Meanwhile she was deeply depressed; and the shadow that she had been fighting off since Paul had left engulfed her completely. She thought about Paul’s wife: she must have felt like this, this complete rejection, when Paul lost interest in her. Well at least she, Ella, had had the advantage of being too stupid to realize that Paul was having an affair with Stephanie. But perhaps Muriel had also chosen to be stupid — had chosen to believe that Paul spent so many nights at the hospital?

Ella had a dream which was unpleasant and disturbing. She was in the ugly little house, with its little rooms that were all different from each other. She was Paul’s wife, and only by an effort of will could she prevent the house disintegrating, and flying off in all directions because of the conflict between the rooms. She decided she must furnish the whole house again, in one style, hers. But as soon as she hung new curtains or painted a room out, Muriel’s room was recreated. Ella was like a ghost in this house and she realized it would hold together, somehow, as long as Muriel’s spirit was in it and was holding together precisely because every room belonged to a different epoch, a different spirit. And Ella saw herself standing in the kitchen, her hand on the pile of Women at Home; she was a ‘sexy piece’ (she could hear the words being said, by Dr West) with a tight coloured skirt and a very tight jersey and her hair was cut fashionably. And Ella realized that Muriel was not there after all, she had gone to Nigeria to join Paul, and Ella was waiting in the house until Paul came back.

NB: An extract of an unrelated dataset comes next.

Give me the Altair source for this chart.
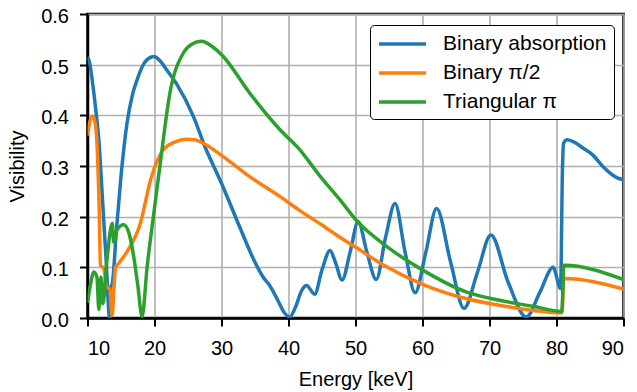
import altair as alt
import pandas as pd

series_names = ["Binary absorption", "Binary π/2", "Triangular π"]
series_colors = ["#1f77b4", "#ff7f0e", "#2ca02c"]

abs_energy = [10.0, 10.3, 10.7, 11.2, 11.7, 12.3, 12.8, 13.3, 13.45, 13.7, 14.3, 15.0,
              15.9, 16.7, 17.4, 18.2, 18.9, 19.9, 20.8, 21.8, 23.3, 25.8, 27.5, 30.0,
              32.7, 35.0, 36.2, 37.3, 38.4, 39.3, 40.2, 41.0, 42.0, 42.7, 43.9, 45.0,
              46.2, 47.0, 48.0, 49.2, 50.4, 51.7, 53.1, 54.5, 55.9, 57.4, 58.9, 60.5,
              62.1, 64.2, 66.2, 68.2, 70.2, 72.8, 75.5, 77.5, 79.5, 80.6, 80.9, 81.05,
              81.6, 82.5, 84.0, 85.4, 87.0, 88.0, 89.0, 90.0]
abs_vis = [0.515, 0.505, 0.47, 0.415, 0.35, 0.22, 0.11, 0.0, 0.06, 0.068, 0.17, 0.28,
           0.385, 0.44, 0.47, 0.497, 0.51, 0.516, 0.508, 0.49, 0.462, 0.398, 0.339, 0.266,
           0.18, 0.11, 0.081, 0.062, 0.035, 0.012, 0.002, 0.02, 0.055, 0.064, 0.047, 0.095,
           0.133, 0.11, 0.075, 0.13, 0.19, 0.13, 0.076, 0.16, 0.226, 0.13, 0.05, 0.13,
           0.216, 0.11, 0.019, 0.09, 0.164, 0.07, 0.002, 0.05, 0.1, 0.058, 0.3, 0.345,
           0.352, 0.348, 0.335, 0.322, 0.298, 0.286, 0.277, 0.273]

half_energy = [10.0, 10.4, 10.85, 11.2, 11.5, 11.7, 11.94, 12.43, 12.84, 13.33, 13.67,
               13.93, 14.18, 14.67, 15.9, 17.9, 19.4, 21.3, 23.0, 24.8, 26.0, 27.3, 30.2,
               34.2, 38.7, 41.7, 44.7, 47.5, 50.1, 54.1, 60.1, 66.6, 71.5, 76.5, 80.8,
               81.1, 90.0]
half_vis = [0.36, 0.39, 0.398, 0.38, 0.32, 0.24, 0.104, 0.098, 0.061, 0.058, 0.005,
            0.055, 0.1, 0.108, 0.131, 0.187, 0.272, 0.332, 0.347, 0.353, 0.352, 0.345, 0.319,
            0.279, 0.24, 0.212, 0.186, 0.161, 0.139, 0.105, 0.066, 0.038, 0.025, 0.015, 0.01,
            0.078, 0.057]

tri_energy = [10.0, 10.5, 10.94, 11.4, 11.7, 12.0, 12.3, 12.9, 13.7, 13.9, 14.4, 15.4,
              16.2, 16.9, 17.5, 18.15, 18.9, 19.9, 20.8, 22.3, 24.3, 25.5, 27.0, 28.5,
              30.2, 34.2, 38.7, 41.7, 44.7, 47.7, 50.1, 55.1, 60.1, 66.6, 71.5, 76.5,
              80.8, 81.1, 90.0]
tri_vis = [0.03, 0.07, 0.091, 0.081, 0.017, 0.081, 0.028, 0.114, 0.187, 0.15, 0.174, 0.184,
           0.167, 0.121, 0.065, 0.003, 0.101, 0.207, 0.299, 0.444, 0.523, 0.54, 0.546, 0.537,
           0.517, 0.444, 0.372, 0.332, 0.28, 0.233, 0.193, 0.137, 0.094, 0.051, 0.035, 0.023,
           0.013, 0.104, 0.076]

x_ticks = [10, 20, 30, 40, 50, 60, 70, 80, 90]
y_ticks = [0.0, 0.1, 0.2, 0.3, 0.4, 0.5, 0.6]

rows = []
for name, es, vs in zip(series_names, [abs_energy, half_energy, tri_energy],
                        [abs_vis, half_vis, tri_vis]):
    for i, (e, v) in enumerate(zip(es, vs)):
        rows.append({"series": name, "energy": e, "visibility": v, "idx": i})
df = pd.DataFrame(rows)

FONT = "Liberation Sans"

color = alt.Color(
    "series:N",
    scale=alt.Scale(domain=series_names, range=series_colors),
    legend=alt.Legend(
        title=None,
        orient="none",
        legendX=282.5,
        legendY=11,
        symbolType="M-1,0L3.7,0",
        symbolSize=400,
        symbolStrokeWidth=3.5,
        labelFontSize=21,
        labelFont=FONT,
        labelColor="black",
        labelLimit=400,
        labelOffset=42,
        rowPadding=7,
        padding=7,
        strokeColor="black",
        fillColor="white",
        cornerRadius=4,
    ),
)

base = alt.Chart(df).mark_line(strokeWidth=3.5, clip=True, interpolate="monotone").encode(
    x=alt.X(
        "energy:Q",
        scale=alt.Scale(domain=[10, 90], nice=False, zero=False),
        axis=alt.Axis(values=x_ticks, title="Energy [keV]", format="d",
                      titleY=67, titleBaseline="alphabetic", labelPadding=12),
    ),
    y=alt.Y(
        "visibility:Q",
        scale=alt.Scale(domain=[0, 0.6], nice=False, zero=False),
        axis=alt.Axis(values=y_ticks, title="Visibility", format=".1f",
                      titleX=-64, titleY=152, titleAngle=270, titleAlign="center",
                      titleBaseline="alphabetic", labelPadding=11, labelOffset=2.5),
    ),
    color=color,
    order="idx:Q",
)

layers = [base.transform_filter(alt.datum.series == n) for n in series_names]

chart = alt.layer(*layers).properties(
    width=536,
    height=304,
    autosize=alt.AutoSizeParams(type="none"),
    padding={"left": 79.5, "top": 6, "right": 5, "bottom": 74},
).configure_axis(
    labelFont=FONT,
    titleFont=FONT,
    labelFontSize=20,
    titleFontSize=20,
    titleFontWeight="normal",
    labelColor="black",
    titleColor="black",
    domainColor="black",
    domainWidth=2.5,
    ticks=True,
    tickColor="black",
    tickWidth=2,
    tickSize=8,
    gridColor="#b0b0b0",
    gridWidth=1.6,
).configure_view(
    stroke="black",
    strokeWidth=2.5,
)

chart.save("out.html", embed_options={"renderer": "svg", "actions": False})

When Ella woke after this dream she was crying. It occurred to her, for the first time, that the woman from whom Paul had had to separate himself, for whom he had gone to Nigeria, because he had at all costs to separate himself from her, was herself. She was the flighty piece.

She understood also that Dr West had spoken deliberately, perhaps because of some phrase in Paul’s letter to him; it was a warning from the respectable world of Dr West, protecting one of its members, to Ella.